At last week’s meeting, we dug into the computational portion of the project, discussing different ways we could run our algorithm on the gene lists and how that would affect our results. We also discussed a few different methods for running on our gene lists – one method involves a support vector machine and the other is an iterative method of computing scores, shown below.

Alex was able to track down some software for the former method from the autism paper that inspired our project. One of our tasks was to try to get this software to work on our current gene lists – unfortunately, we hit a bit of a wall with this method.

For the second method, we were able to successfully run it on Alex’s gene list. I also had the task of running the iterative method on a small toy example, which was a small graph consisting of 10 nodes, 11 edges, 1 positive, and 1 negative. Anna informed me that when she did it, the scores converged after about 27 time steps, which matches the results that I got. We will go over the results in this week’s meeting and discuss what our goals for this week are.

Week 13

We’re back!

The main goal for this semester is going to be the implementation of the program and the production of a list of candidate genes.

However, we first need to figure out the best way to build the program. This week, I’m going to gain a deeper understanding of the algorithm that we’re basing our project on. Also, I’m going to try to find some software packages that can help us implement the program, which uses support vector machines. I will also research a possible alternative method that doesn’t use support vector machines: logistic regression.
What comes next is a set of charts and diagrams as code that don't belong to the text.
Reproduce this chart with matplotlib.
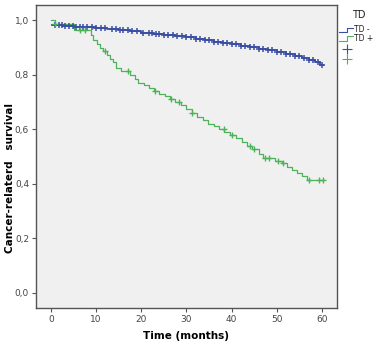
import numpy as np
import matplotlib
matplotlib.use('Agg')
import matplotlib.pyplot as plt
from matplotlib.lines import Line2D
import matplotlib.ticker as ticker

# TD - (blue) step curve
t_neg = [0.3, 2.5, 5.0, 7.5, 10.0, 12.5, 15.0, 17.5, 20.0, 22.5, 25.0, 27.5, 30.0, 32.0,
         34.0, 36.0, 38.0, 40.0, 42.0, 44.0, 46.0, 48.0, 50.0, 52.0, 54.0, 55.5, 57.0,
         58.5, 59.5]
s_neg = [0.982, 0.979, 0.976, 0.973, 0.970, 0.966, 0.962, 0.958, 0.954, 0.950, 0.946,
         0.941, 0.936, 0.931, 0.926, 0.921, 0.916, 0.911, 0.906, 0.901, 0.895, 0.889,
         0.883, 0.876, 0.869, 0.862, 0.854, 0.845, 0.835]
cens_neg = [1.0, 1.7, 2.4, 3.2, 4.0, 4.8, 5.6, 6.4, 7.2, 8.0, 9.0, 10.0, 11.0, 12.0,
            13.6, 14.4, 15.2, 16.0, 17.0, 18.0, 19.0, 20.4, 21.6, 22.4, 23.2, 24.0,
            25.0, 26.0, 27.0, 28.0, 29.0, 30.0, 31.0, 32.0, 33.0, 34.0, 35.0, 36.0,
            37.0, 38.0, 39.0, 40.0, 41.0, 42.0, 43.0, 44.0, 45.0, 46.0, 47.0, 48.0,
            49.0, 50.0, 51.0, 52.0, 53.0, 54.0, 55.0, 56.0, 57.0, 58.0, 59.0, 60.0]

# TD + (green) step curve
t_pos = [0, 0.8, 5.0, 8.8, 9.3, 10.2, 10.8, 11.5, 12.3, 13.0, 13.7, 14.4, 15.5, 17.6,
         18.5, 19.3, 20.5, 21.8, 22.8, 24.0, 25.2, 26.3, 27.5, 28.7, 30.0, 31.2, 32.4,
         33.6, 34.8, 36.0, 37.2, 38.4, 39.6, 41.0, 42.2, 43.3, 44.5, 46.0, 47.0, 49.5,
         51.2, 52.3, 53.4, 54.5, 55.6, 56.6]
s_pos = [1.0, 0.985, 0.963, 0.945, 0.927, 0.912, 0.898, 0.885, 0.870, 0.857, 0.845,
         0.825, 0.812, 0.800, 0.785, 0.770, 0.762, 0.750, 0.740, 0.730, 0.722, 0.712,
         0.700, 0.688, 0.675, 0.658, 0.645, 0.633, 0.620, 0.610, 0.600, 0.590, 0.578,
         0.566, 0.553, 0.540, 0.528, 0.510, 0.495, 0.485, 0.475, 0.463, 0.452, 0.440,
         0.428, 0.413]
cens_pos = [1.0, 6.5, 7.5, 12.0, 17.0, 23.0, 26.5, 28.3, 31.2, 38.2, 40.0, 44.0, 45.0,
            47.3, 48.2, 50.3, 51.3, 57.2, 59.3, 60.3]
t_end = 60.3

blue = '#3a4ea3'
green = '#4db35a'


def step_at(times, surv, t):
    i = np.searchsorted(times, t, side='right') - 1
    return surv[max(i, 0)]


fig = plt.figure(figsize=(3.74, 3.44), dpi=100)
ax = fig.add_axes([0.0963, 0.1047, 0.8047, 0.8808])
ax.set_facecolor('#f0f0f0')

ax.step(t_neg + [t_end], s_neg + [s_neg[-1]], where='post', color=blue, lw=1.3)
ax.step(t_pos + [t_end], s_pos + [s_pos[-1]], where='post', color=green, lw=0.9)
ax.plot(cens_neg, [step_at(t_neg, s_neg, c) for c in cens_neg], ls='none',
        marker='+', ms=5, mew=1.1, color=blue)
ax.plot(cens_pos, [step_at(t_pos, s_pos, c) for c in cens_pos], ls='none',
        marker='+', ms=5, mew=1.0, color=green)

ax.set_xlim(-3.3, 63.3)
ax.set_ylim(-0.055, 1.055)
ax.set_xticks([0, 10, 20, 30, 40, 50, 60])
ax.set_yticks([0, 0.2, 0.4, 0.6, 0.8, 1.0])
ax.yaxis.set_major_formatter(ticker.FuncFormatter(lambda v, _: f'{v:.1f}'.replace('.', ',')))
for s in ax.spines.values():
    s.set_color('#555555')
    s.set_linewidth(1.0)
ax.tick_params(direction='out', length=3, width=0.8, color='#555555',
               labelsize=6.5, labelcolor='#444444', pad=2)

ax.set_xlabel('Time (months)', fontsize=7.5, fontweight='bold', labelpad=5)
ax.set_ylabel('Cancer-relaterd   survival', fontsize=7.5, fontweight='bold')
ax.yaxis.set_label_coords(-0.07, 0.43)

# legend drawn by hand, SPSS style
fig.text(0.94, 0.956, 'TD', fontsize=7, color='#222222', va='center')
def step_icon(y, c):
    xs = [0.907, 0.927, 0.927, 0.945]
    ys = [y - 0.007, y - 0.007, y + 0.007, y + 0.007]
    fig.add_artist(Line2D(xs, ys, color=c, lw=0.8, transform=fig.transFigure))
step_icon(0.913, blue)
step_icon(0.887, green)
fig.text(0.947, 0.913, 'TD -', fontsize=5.5, color='#222222', va='center')
fig.text(0.947, 0.887, 'TD +', fontsize=5.5, color='#222222', va='center')
fig.add_artist(Line2D([0.927], [0.858], marker='+', ms=7, mew=0.8, color=blue,
                      transform=fig.transFigure))
fig.add_artist(Line2D([0.927], [0.828], marker='+', ms=7, mew=0.8, color=green,
                      transform=fig.transFigure))

fig.savefig('out.png', dpi=100)
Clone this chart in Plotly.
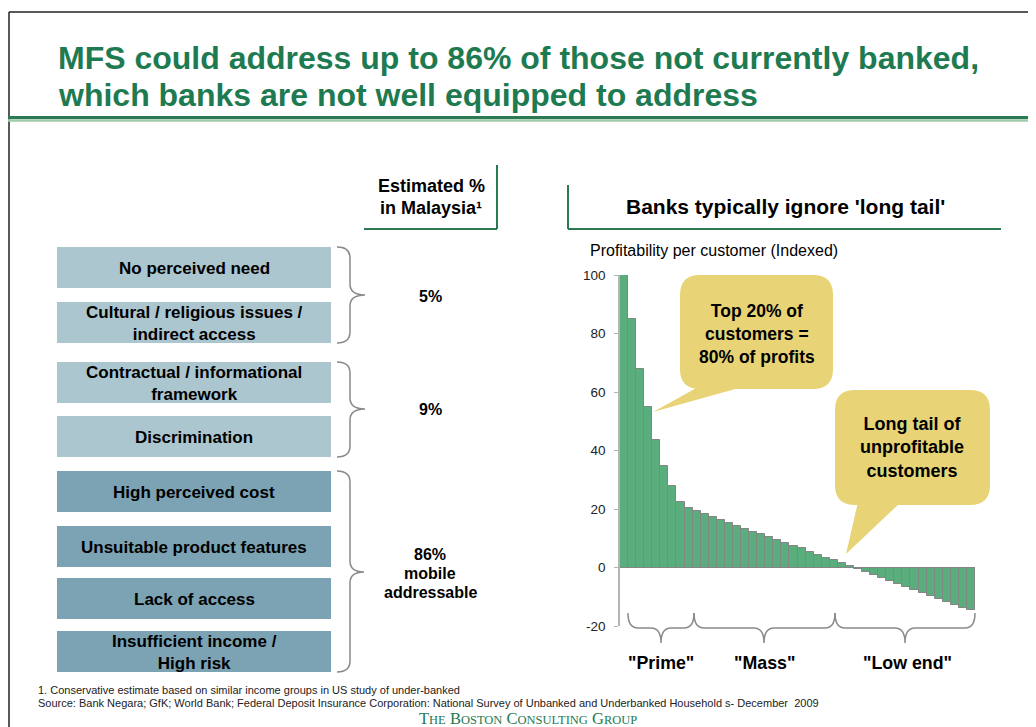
import plotly.graph_objects as go

# figure placed inside the page body (8px default margin); covers the visible window
FW, FH = 1028, 719
OX, OY = 8, 8

# ---------------- data ----------------
customer_rank = list(range(1, 45))
profitability = [100, 85, 68, 55, 43.5, 34.8, 28, 22.4, 20.4, 19.4, 18.4, 17.4, 16.4, 15.3,
                 14.2, 13.2, 12.2, 11.4, 10.4, 9.4, 8.4, 7.5, 6.5, 5.4, 4.4, 3.4, 2.4, 1.4, 0.4,
                 -0.5, -1.6, -2.5, -3.5, -4.6, -5.8, -6.8, -7.8, -8.8, -9.8, -10.8, -11.8,
                 -12.8, -13.8, -14.6]
y_ticks = [-20, 0, 20, 40, 60, 80, 100]

barrier_labels = ["No perceived need", "Cultural / religious issues /<br>indirect access",
                  "Contractual / informational<br>framework", "Discrimination",
                  "High perceived cost", "Unsuitable product features", "Lack of access",
                  "Insufficient income /<br>High risk"]
barrier_group_pct = ["5%", "9%", "86%<br>mobile<br>addressable"]
segment_labels = ['"Prime"', '"Mass"', '"Low end"']

FONT = "Arial, Liberation Sans, sans-serif"
GREEN = "#1e7a50"
BAR = "#5aae7e"
LIGHT_BOX = "#abc6cf"
DARK_BOX = "#7ba3b3"
CALLOUT = "#e8d476"
GREY = "#8a8a8a"


def X(x):
    return (x - OX) / FW


def Y(y):
    return 1 - (y - OY) / FH


def P(x, y):
    return f"{X(x):.5f},{Y(y):.5f}"


shapes = []
annotations = []


def line(x0, y0, x1, y1, color, width):
    shapes.append(dict(type="line", xref="paper", yref="paper", x0=X(x0), y0=Y(y0),
                       x1=X(x1), y1=Y(y1), line=dict(color=color, width=width)))


def rect(x0, y0, x1, y1, fill):
    shapes.append(dict(type="rect", xref="paper", yref="paper", x0=X(x0), y0=Y(y0),
                       x1=X(x1), y1=Y(y1), fillcolor=fill, line=dict(width=0), layer="below"))


def path(d, fill=None, color=None, width=0):
    s = dict(type="path", xref="paper", yref="paper", path=d)
    if fill:
        s["fillcolor"] = fill
    s["line"] = dict(color=color or "rgba(0,0,0,0)", width=width)
    shapes.append(s)


def text(x, y, t, size=16, bold=True, color="black", anchor="center", family=FONT):
    annotations.append(dict(xref="paper", yref="paper", x=X(x), y=Y(y), text=(f"<b>{t}</b>" if bold else t),
                            showarrow=False, xanchor=anchor, yanchor="middle",
                            font=dict(size=size, color=color, family=family)))


def vbrace(x0, xv, xp, y1, y2, ym, r=11):
    d = (f"M{P(x0, y1)} Q{P(xv, y1)} {P(xv, y1 + r)} L{P(xv, ym - r)} Q{P(xv, ym)} {P(xp, ym)} "
         f"Q{P(xv, ym)} {P(xv, ym + r)} L{P(xv, y2 - r)} Q{P(xv, y2)} {P(x0, y2)}")
    path(d, color=GREY, width=1.5)


def hbrace(x1, x2, xm, yt, yh, yp, r=10):
    d = (f"M{P(x1, yt)} Q{P(x1, yh)} {P(x1 + r, yh)} L{P(xm - r, yh)} Q{P(xm, yh)} {P(xm, yp)} "
         f"Q{P(xm, yh)} {P(xm + r, yh)} L{P(x2 - r, yh)} Q{P(x2, yh)} {P(x2, yt)}")
    path(d, color=GREY, width=1.5)


def rrect(x0, y0, x1, y1, r, fill):
    d = (f"M{P(x0 + r, y0)} L{P(x1 - r, y0)} Q{P(x1, y0)} {P(x1, y0 + r)} L{P(x1, y1 - r)} "
         f"Q{P(x1, y1)} {P(x1 - r, y1)} L{P(x0 + r, y1)} Q{P(x0, y1)} {P(x0, y1 - r)} "
         f"L{P(x0, y0 + r)} Q{P(x0, y0)} {P(x0 + r, y0)} Z")
    path(d, fill=fill)


# ---------------- slide frame ----------------
line(9, 727, 9, 12, "#222", 1.5)
line(9, 12, 1036, 12, "#222", 1.5)
line(8, 117.5, 1036, 117.5, "#2b7a54", 3)
line(8, 120.5, 1036, 120.5, "#9fcbab", 2.5)

text(56, 58, "MFS could address up to 86% of those not currently banked,", size=32, color=GREEN, anchor="left")
text(56, 95, "which banks are not well equipped to address", size=32, color=GREEN, anchor="left")

# ---------------- left panel ----------------
line(497, 165, 497, 229, "#2b7a54", 2)
line(364, 229, 497, 229, "#2b7a54", 2)
text(431, 186, "Estimated %", size=18)
text(431, 208, "in Malaysia¹", size=18)

box_y = [(247, 288), (302, 343), (362, 403), (416, 457), (471, 512), (526, 567), (578, 619), (631, 672)]
for i, (lab, (y0, y1)) in enumerate(zip(barrier_labels, box_y)):
    rect(57, y0, 331, y1, LIGHT_BOX if i < 4 else DARK_BOX)
    text(194, (y0 + y1) / 2 + 1, lab, size=17)

vbrace(337, 350, 365, 247, 343, 295)
vbrace(337, 350, 365, 362, 457, 409)
vbrace(337, 350, 364, 471, 672, 572)

text(430, 296, barrier_group_pct[0], size=16)
text(430, 410, barrier_group_pct[1], size=16)
for k, part in enumerate(barrier_group_pct[2].split("<br>")):
    text(430, 554 + 19 * k, part, size=16)

# ---------------- right panel ----------------
line(568, 185, 568, 229, "#2b7a54", 2)
line(568, 229, 1001, 229, "#2b7a54", 2)
text(785, 206, "Banks typically ignore 'long tail'", size=21)
text(588, 250, "Profitability per customer (Indexed)", size=16, bold=False, anchor="left")

# callouts
rrect(680, 275, 833, 389, 20, CALLOUT)
path(f"M{P(700, 386)} L{P(746, 386)} L{P(653, 412)} Z", fill=CALLOUT)
annotations.append(dict(xref="paper", yref="paper", x=X(757), y=Y(334),
                        text="<b>Top 20% of<br>customers =<br>80% of profits</b>", showarrow=False,
                        xanchor="center", yanchor="middle", font=dict(size=17.5, family=FONT, color="black")))
rrect(835, 390, 990, 505, 20, CALLOUT)
path(f"M{P(858, 502)} L{P(901, 502)} L{P(846, 554)} Z", fill=CALLOUT)
annotations.append(dict(xref="paper", yref="paper", x=X(912), y=Y(448),
                        text="<b>Long tail of<br>unprofitable<br>customers</b>", showarrow=False,
                        xanchor="center", yanchor="middle", font=dict(size=18, family=FONT, color="black")))

# segment braces
hbrace(628, 694, 661, 613, 628, 643)
hbrace(694, 835, 764, 613, 628, 643)
hbrace(835, 975, 905, 613, 628, 643)
text(661, 663, segment_labels[0], size=17.8)
text(764, 663, segment_labels[1], size=17.8)
text(907, 663, segment_labels[2], size=17.8)

# footnotes
text(36, 690, "1. Conservative estimate based on similar income groups in US study of under-banked",
     size=11, bold=False, anchor="left", color="#222")
text(36, 703, "Source: Bank Negara; GfK; World Bank; Federal Deposit Insurance Corporation: National Survey of "
              "Unbanked and Underbanked Household s- December  2009", size=11, bold=False, anchor="left", color="#222")
annotations.append(dict(xref="paper", yref="paper", x=X(528), y=Y(718),
                        text=("T<span style='font-size:12.5px'>HE</span> B<span style='font-size:12.5px'>OSTON</span> "
                              "C<span style='font-size:12.5px'>ONSULTING</span> G<span style='font-size:12.5px'>ROUP</span>"),
                        showarrow=False, xanchor="center", yanchor="middle",
                        font=dict(size=16.5, color="#1e7a50", family="Liberation Serif, Times New Roman, serif")))

# ---------------- bar chart ----------------
fig = go.Figure()
fig.add_trace(go.Bar(x=customer_rank, y=profitability, marker=dict(color=BAR, line=dict(color="#858585", width=1)),
                     width=1.0, hoverinfo="y"))

fig.update_layout(
    width=FW, height=FH, margin=dict(l=0, r=0, t=0, b=0, pad=0, autoexpand=False),
    paper_bgcolor="white", plot_bgcolor="rgba(0,0,0,0)",
    showlegend=False, bargap=0,
    font=dict(family=FONT, color="#222"),
    xaxis=dict(domain=[X(620), X(975)], range=[0.5, 44.5], visible=False, fixedrange=True, automargin=False),
    yaxis=dict(domain=[Y(626), Y(275)], range=[-20, 100], tickvals=y_ticks,
               ticktext=[str(v) for v in y_ticks], showgrid=False, automargin=False,
               zeroline=True, zerolinecolor="#858585", zerolinewidth=1.2,
               showline=True, linecolor="#b5b5b5", linewidth=1.5,
               ticks="outside", ticklen=4, tickcolor="#b5b5b5", tickfont=dict(size=13.5, color="#222"),
               ticklabelstandoff=6, fixedrange=True),
    shapes=shapes, annotations=annotations,
)

fig.write_html("out.html")
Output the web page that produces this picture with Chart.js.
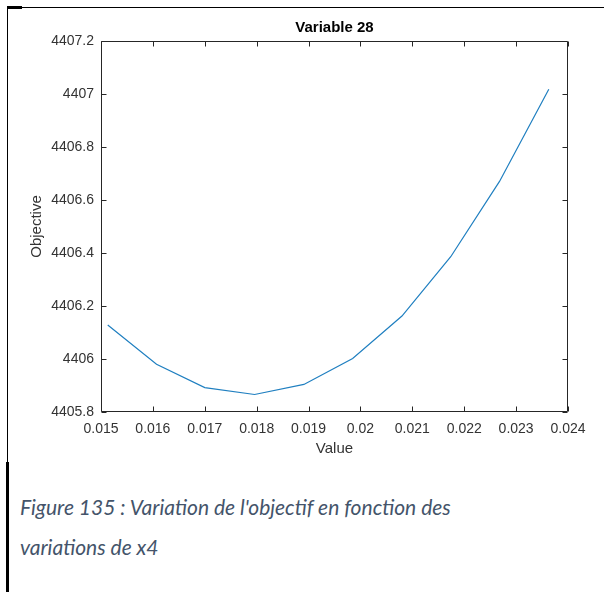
<!DOCTYPE html>
<html>
<head>
<meta charset="utf-8">
<script src="https://cdn.jsdelivr.net/npm/chart.js@4"></script>
<style>
  html, body { margin: 0; padding: 0; background: #fff; width: 604px; height: 592px; overflow: hidden; }
  #wrap { position: absolute; left: 0; top: 0; width: 604px; height: 470px; }
  .ln { position: absolute; background: #000; }
  .cap { position: absolute; left: 20px; font-family: Lato, "Open Sans", sans-serif; font-style: italic; font-size: 21px; line-height: 26px; color: #44546A; white-space: nowrap; }
</style>
</head>
<body>
<div class="ln" style="left:7px; top:7px; width:597px; height:1px;"></div>
<div class="ln" style="left:7px; top:6px; width:15px; height:3px;"></div>
<div class="ln" style="left:7px; top:7px; width:1px; height:455px;"></div>
<div class="ln" style="left:6px; top:462px; width:3px; height:130px;"></div>
<div id="wrap"><canvas id="c" width="604" height="470"></canvas></div>
<div class="cap" style="top:494px;">Figure 135 : Variation de l'objectif en fonction des</div>
<div class="cap" style="top:534px;">variations de x4</div>
<script>
const xValues = [0.01513, 0.01607, 0.01700, 0.01796, 0.01891, 0.01985, 0.02080, 0.02174, 0.02268, 0.02363];
const objective = [4406.128, 4405.980, 4405.892, 4405.866, 4405.904, 4406.002, 4406.162, 4406.386, 4406.670, 4407.018];
const xTicks = [0.015, 0.016, 0.017, 0.018, 0.019, 0.020, 0.021, 0.022, 0.023, 0.024];
const xTickLabels = ['0.015', '0.016', '0.017', '0.018', '0.019', '0.02', '0.021', '0.022', '0.023', '0.024'];
const yTicks = [4405.8, 4406.0, 4406.2, 4406.4, 4406.6, 4406.8, 4407.0, 4407.2];
const yTickLabels = ['4405.8', '4406', '4406.2', '4406.4', '4406.6', '4406.8', '4407', '4407.2'];

const axisColor = '#262626';
const tickFont = { family: '"Liberation Sans", Arial, sans-serif', size: 14 };
const titleFont = { family: '"Liberation Sans", Arial, sans-serif', size: 15 };

function labelFor(ticks, labels, v) {
  let best = 0;
  for (let i = 0; i < ticks.length; i++) if (Math.abs(ticks[i] - v) < Math.abs(ticks[best] - v)) best = i;
  return labels[best];
}

const boxPlugin = {
  id: 'matlabBox',
  afterDatasetsDraw(chart) {
    const { ctx, chartArea: a, scales } = chart;
    const L = Math.round(a.left) + 0.5, R = Math.round(a.right) - 0.5;
    const T = Math.round(a.top) + 0.5, B = Math.round(a.bottom) - 0.5;
    const tl = 5;
    ctx.save();
    ctx.strokeStyle = axisColor;
    ctx.lineWidth = 1;
    ctx.beginPath();
    ctx.rect(L, T, R - L, B - T);
    xTicks.forEach(v => {
      const px = Math.round(scales.x.getPixelForValue(v)) + 0.5;
      ctx.moveTo(px, B); ctx.lineTo(px, B - tl);
      ctx.moveTo(px, T); ctx.lineTo(px, T + tl);
    });
    yTicks.forEach(v => {
      const py = Math.round(scales.y.getPixelForValue(v)) + 0.5;
      ctx.moveTo(L, py); ctx.lineTo(L + tl, py);
      ctx.moveTo(R, py); ctx.lineTo(R - tl, py);
    });
    ctx.stroke();
    ctx.restore();
  }
};

new Chart(document.getElementById('c'), {
  type: 'scatter',
  data: {
    datasets: [{
      data: xValues.map((x, i) => ({ x: x, y: objective[i] })),
      showLine: true,
      borderColor: '#1f7fc0',
      borderWidth: 1.2,
      pointRadius: 0,
      tension: 0,
      fill: false
    }]
  },
  options: {
    responsive: false,
    animation: false,
    events: [],
    layout: { autoPadding: false, padding: { left: 0, right: 36, top: 0, bottom: 0 } },
    plugins: {
      legend: { display: false },
      tooltip: { enabled: false },
      title: {
        display: true,
        text: 'Variable 28',
        fullSize: false,
        color: '#000',
        font: { family: '"Liberation Sans", Arial, sans-serif', size: 15, weight: 'bold' },
        padding: { top: 19, bottom: 4 }
      }
    },
    scales: {
      x: {
        type: 'linear',
        min: xTicks[0],
        max: xTicks[xTicks.length - 1],
        afterBuildTicks: s => { s.ticks = xTicks.map(v => ({ value: v })); },
        afterFit: s => { s.height = 58; s.paddingLeft = 0; s.paddingRight = 0; },
        grid: { display: false, drawTicks: false },
        border: { display: false },
        ticks: { color: '#333', font: tickFont, padding: 9, maxRotation: 0, autoSkip: false,
                 callback: v => labelFor(xTicks, xTickLabels, v) },
        title: { display: true, text: 'Value', color: '#333', font: titleFont, padding: { top: 0, bottom: 12 } }
      },
      y: {
        type: 'linear',
        min: yTicks[0],
        max: yTicks[yTicks.length - 1],
        afterBuildTicks: s => { s.ticks = yTicks.map(v => ({ value: v })); },
        afterFit: s => { s.width = 101; s.paddingTop = 0; s.paddingBottom = 0; },
        grid: { display: false, drawTicks: false },
        border: { display: false },
        ticks: { color: '#333', font: tickFont, padding: 7, autoSkip: false,
                 callback: v => labelFor(yTicks, yTickLabels, v) },
        title: { display: true, text: 'Objective', color: '#333', font: titleFont, padding: { top: 28, bottom: 0 } }
      }
    }
  },
  plugins: [boxPlugin]
});
</script>
</body>
</html>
Finally, I will gain more information about the integration of our data sets with the functional interaction network by finding nodes with a high amount of SZ and Focal Adhesion positive neighbors.

GIANT Network

This past week I continued looking at the underlying structure of the GIANT network, especially how it changes when we “trim” edges off to make it a more manageable size.

Following up on the path length distribution of the previous week, I calculated this statistic on (almost) all the trimmed networks – from probability thresholds 0.150 to 0.900. The path lengths change as we expected. The first half of the networks have their highest number of shortest path lengths around 3, with the distribution moving outward as the networks get smaller.

(Color and corresponding probability threshold: Green = 0.150, red = 0.175, cyan = 0.200, blue = 0.300, magenta = 0.400, yellow = 0.500, pink = 0.600, black = 0.700, olive = 0.800, orange = 0.900)

I also did a quick search of the nodes in the networks with the highest degree in order to determine which ones were “hubs” in the network. In the three largest networks, the same gene was the node with the highest degree (ranging from 3283 to 1969 as the trimmed networks got smaller). This gene is called neurotrophic receptor tyrosine kinase 3, or NTRK3.

Another task I was given was to determine shortest paths considering the weights of the edges. There was trick to this – because our most important weights are larger (close to 1) and shortest path algorithms with weights consider lower weight edges, we needed to adjust for this. We agreed to fix this by taking the negative log (base 10) of each probability weight. Since our trimmed networks do not contain edge weights with probability 0, we wouldn’t have to worry about log(0). I am currently working on debugging this code, and will write another post interpreting the results when I have figured this out.

Happy almost end of the semester!!